- [What the task requires] Only the lines from the one containing "Rebuild this chart" through the one containing "const W = 632, H = 625;" are wanted. Give them again exactly, both ends included.

-------- Material supplied --------

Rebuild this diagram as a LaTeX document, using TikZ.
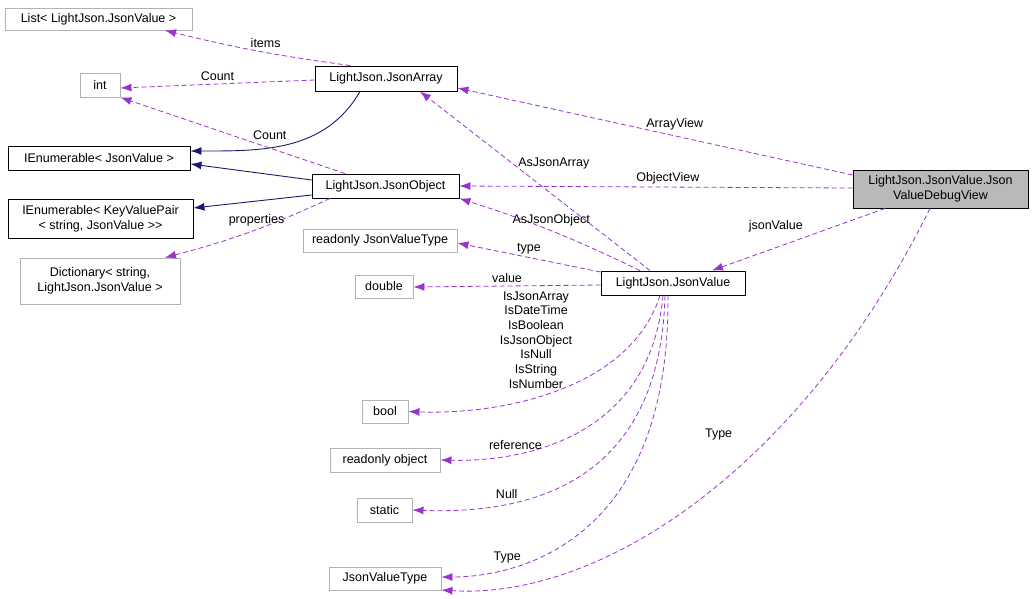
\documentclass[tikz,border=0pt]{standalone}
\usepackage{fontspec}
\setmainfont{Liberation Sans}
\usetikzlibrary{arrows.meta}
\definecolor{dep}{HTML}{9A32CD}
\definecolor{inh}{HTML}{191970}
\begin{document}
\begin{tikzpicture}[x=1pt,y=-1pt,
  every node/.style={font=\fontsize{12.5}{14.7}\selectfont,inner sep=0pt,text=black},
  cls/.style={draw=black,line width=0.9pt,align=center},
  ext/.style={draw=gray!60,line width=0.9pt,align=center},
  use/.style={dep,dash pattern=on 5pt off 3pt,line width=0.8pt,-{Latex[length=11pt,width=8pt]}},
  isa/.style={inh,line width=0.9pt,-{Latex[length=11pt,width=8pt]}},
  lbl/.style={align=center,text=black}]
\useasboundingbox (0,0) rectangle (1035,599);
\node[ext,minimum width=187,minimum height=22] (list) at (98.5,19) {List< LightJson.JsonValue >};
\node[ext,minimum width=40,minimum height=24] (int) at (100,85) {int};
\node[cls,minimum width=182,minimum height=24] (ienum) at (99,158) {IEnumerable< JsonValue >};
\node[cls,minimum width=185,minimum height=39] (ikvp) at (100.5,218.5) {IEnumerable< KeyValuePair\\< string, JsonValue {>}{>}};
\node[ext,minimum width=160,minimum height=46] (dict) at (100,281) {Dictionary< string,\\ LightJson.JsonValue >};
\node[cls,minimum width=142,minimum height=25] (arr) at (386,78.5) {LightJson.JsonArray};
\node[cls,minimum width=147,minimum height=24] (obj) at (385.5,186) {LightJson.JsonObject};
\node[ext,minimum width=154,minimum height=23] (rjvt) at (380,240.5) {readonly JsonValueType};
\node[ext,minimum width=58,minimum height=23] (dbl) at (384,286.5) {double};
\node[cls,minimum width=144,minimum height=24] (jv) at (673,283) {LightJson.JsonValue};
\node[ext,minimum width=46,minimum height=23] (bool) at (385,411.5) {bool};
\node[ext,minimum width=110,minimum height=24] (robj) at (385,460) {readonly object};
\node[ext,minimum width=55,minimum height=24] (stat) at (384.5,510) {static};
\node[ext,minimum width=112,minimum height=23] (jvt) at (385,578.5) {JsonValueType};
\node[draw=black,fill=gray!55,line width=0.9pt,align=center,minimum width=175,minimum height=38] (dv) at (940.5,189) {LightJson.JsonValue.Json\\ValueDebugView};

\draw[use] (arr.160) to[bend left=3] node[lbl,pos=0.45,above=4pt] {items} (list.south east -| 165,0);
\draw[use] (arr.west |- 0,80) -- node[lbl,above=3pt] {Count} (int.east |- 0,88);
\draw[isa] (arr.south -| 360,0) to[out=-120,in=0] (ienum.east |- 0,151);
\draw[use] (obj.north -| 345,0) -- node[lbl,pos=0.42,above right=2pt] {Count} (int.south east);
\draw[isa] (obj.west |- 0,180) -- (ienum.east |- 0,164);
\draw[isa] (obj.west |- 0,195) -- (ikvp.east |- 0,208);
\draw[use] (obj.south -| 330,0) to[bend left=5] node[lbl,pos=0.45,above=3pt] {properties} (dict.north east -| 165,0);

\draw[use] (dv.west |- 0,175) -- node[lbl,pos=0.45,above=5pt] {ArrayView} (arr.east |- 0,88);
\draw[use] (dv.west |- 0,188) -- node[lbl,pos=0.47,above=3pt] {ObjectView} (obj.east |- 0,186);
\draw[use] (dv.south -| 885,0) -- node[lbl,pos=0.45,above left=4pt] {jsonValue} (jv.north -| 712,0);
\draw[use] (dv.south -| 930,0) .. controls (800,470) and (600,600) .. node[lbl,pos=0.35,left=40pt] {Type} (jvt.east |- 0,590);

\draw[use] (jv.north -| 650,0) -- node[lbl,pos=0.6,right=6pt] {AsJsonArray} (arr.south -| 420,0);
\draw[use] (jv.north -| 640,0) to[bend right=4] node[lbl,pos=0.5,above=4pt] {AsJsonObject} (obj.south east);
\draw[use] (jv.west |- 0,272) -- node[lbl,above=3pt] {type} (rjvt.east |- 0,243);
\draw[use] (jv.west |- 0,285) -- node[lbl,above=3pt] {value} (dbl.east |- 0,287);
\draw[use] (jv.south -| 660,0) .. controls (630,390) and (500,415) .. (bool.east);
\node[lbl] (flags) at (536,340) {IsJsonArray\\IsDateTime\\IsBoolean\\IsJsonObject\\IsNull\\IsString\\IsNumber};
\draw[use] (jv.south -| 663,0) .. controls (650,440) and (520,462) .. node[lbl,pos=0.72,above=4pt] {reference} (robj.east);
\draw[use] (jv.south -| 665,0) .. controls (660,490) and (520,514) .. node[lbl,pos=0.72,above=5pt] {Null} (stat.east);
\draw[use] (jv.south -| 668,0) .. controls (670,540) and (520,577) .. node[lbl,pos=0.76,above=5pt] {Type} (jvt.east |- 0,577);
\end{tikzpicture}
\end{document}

--------
-------- Material supplied --------

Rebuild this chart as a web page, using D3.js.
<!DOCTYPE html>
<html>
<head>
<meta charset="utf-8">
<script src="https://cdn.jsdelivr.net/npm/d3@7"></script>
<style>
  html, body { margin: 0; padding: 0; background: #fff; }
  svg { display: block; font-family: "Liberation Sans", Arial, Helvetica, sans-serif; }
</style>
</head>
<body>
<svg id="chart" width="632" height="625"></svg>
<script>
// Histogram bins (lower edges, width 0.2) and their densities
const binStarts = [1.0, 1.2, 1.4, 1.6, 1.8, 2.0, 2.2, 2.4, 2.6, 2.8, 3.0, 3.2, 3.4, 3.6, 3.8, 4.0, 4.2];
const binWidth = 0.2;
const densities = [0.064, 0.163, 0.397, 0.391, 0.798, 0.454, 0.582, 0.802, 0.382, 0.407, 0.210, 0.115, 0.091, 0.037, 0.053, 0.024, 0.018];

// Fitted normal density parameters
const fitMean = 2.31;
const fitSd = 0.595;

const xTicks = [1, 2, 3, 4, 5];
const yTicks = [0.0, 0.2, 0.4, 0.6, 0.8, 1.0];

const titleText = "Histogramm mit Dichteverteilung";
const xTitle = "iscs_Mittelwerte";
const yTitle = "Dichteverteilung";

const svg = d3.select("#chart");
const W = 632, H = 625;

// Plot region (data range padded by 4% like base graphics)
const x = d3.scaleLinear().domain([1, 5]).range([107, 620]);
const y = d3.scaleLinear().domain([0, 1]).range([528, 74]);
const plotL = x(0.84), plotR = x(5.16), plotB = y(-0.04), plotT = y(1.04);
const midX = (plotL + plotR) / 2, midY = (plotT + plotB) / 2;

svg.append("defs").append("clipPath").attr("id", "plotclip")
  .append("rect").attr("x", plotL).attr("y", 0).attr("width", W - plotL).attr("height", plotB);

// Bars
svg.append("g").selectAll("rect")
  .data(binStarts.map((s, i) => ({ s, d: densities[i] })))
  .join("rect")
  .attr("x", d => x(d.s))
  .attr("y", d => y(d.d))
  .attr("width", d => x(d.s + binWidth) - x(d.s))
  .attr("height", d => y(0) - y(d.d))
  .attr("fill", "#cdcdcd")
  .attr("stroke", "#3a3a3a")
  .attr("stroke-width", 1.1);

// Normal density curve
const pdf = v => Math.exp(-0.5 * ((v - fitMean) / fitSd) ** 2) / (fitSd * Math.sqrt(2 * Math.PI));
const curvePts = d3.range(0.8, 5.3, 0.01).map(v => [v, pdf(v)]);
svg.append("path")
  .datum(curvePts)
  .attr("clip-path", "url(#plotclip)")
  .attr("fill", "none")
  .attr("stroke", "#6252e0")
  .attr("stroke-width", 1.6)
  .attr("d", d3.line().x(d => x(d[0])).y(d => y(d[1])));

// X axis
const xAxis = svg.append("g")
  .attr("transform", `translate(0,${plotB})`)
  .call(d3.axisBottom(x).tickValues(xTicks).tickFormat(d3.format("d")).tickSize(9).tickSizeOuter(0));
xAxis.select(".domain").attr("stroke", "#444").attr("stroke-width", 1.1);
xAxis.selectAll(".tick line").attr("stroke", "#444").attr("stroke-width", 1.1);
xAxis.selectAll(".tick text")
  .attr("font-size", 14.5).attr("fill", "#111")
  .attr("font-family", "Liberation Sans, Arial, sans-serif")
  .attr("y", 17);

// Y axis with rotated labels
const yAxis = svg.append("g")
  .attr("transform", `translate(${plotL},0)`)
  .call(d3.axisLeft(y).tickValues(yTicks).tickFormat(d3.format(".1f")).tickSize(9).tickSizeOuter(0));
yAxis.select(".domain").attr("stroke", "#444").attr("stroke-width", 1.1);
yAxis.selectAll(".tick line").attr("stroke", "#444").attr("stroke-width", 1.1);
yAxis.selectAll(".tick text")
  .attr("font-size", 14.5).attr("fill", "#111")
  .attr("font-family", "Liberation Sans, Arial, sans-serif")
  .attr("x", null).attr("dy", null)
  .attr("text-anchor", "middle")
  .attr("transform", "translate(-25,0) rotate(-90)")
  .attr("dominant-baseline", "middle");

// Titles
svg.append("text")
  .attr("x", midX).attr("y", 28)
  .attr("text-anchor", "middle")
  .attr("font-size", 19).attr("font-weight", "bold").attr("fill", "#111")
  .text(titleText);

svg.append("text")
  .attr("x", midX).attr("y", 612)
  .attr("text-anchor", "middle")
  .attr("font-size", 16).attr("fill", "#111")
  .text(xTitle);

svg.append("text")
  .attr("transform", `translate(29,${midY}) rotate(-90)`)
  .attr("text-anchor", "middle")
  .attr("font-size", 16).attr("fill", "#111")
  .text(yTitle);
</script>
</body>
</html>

--------

- [Output below]
Rebuild this chart as a web page, using D3.js.
<!DOCTYPE html>
<html>
<head>
<meta charset="utf-8">
<script src="https://cdn.jsdelivr.net/npm/d3@7"></script>
<style>
  html, body { margin: 0; padding: 0; background: #fff; }
  svg { display: block; font-family: "Liberation Sans", Arial, Helvetica, sans-serif; }
</style>
</head>
<body>
<svg id="chart" width="632" height="625"></svg>
<script>
// Histogram bins (lower edges, width 0.2) and their densities
const binStarts = [1.0, 1.2, 1.4, 1.6, 1.8, 2.0, 2.2, 2.4, 2.6, 2.8, 3.0, 3.2, 3.4, 3.6, 3.8, 4.0, 4.2];
const binWidth = 0.2;
const densities = [0.064, 0.163, 0.397, 0.391, 0.798, 0.454, 0.582, 0.802, 0.382, 0.407, 0.210, 0.115, 0.091, 0.037, 0.053, 0.024, 0.018];

// Fitted normal density parameters
const fitMean = 2.31;
const fitSd = 0.595;

const xTicks = [1, 2, 3, 4, 5];
const yTicks = [0.0, 0.2, 0.4, 0.6, 0.8, 1.0];

const titleText = "Histogramm mit Dichteverteilung";
const xTitle = "iscs_Mittelwerte";
const yTitle = "Dichteverteilung";

const svg = d3.select("#chart");
const W = 632, H = 625;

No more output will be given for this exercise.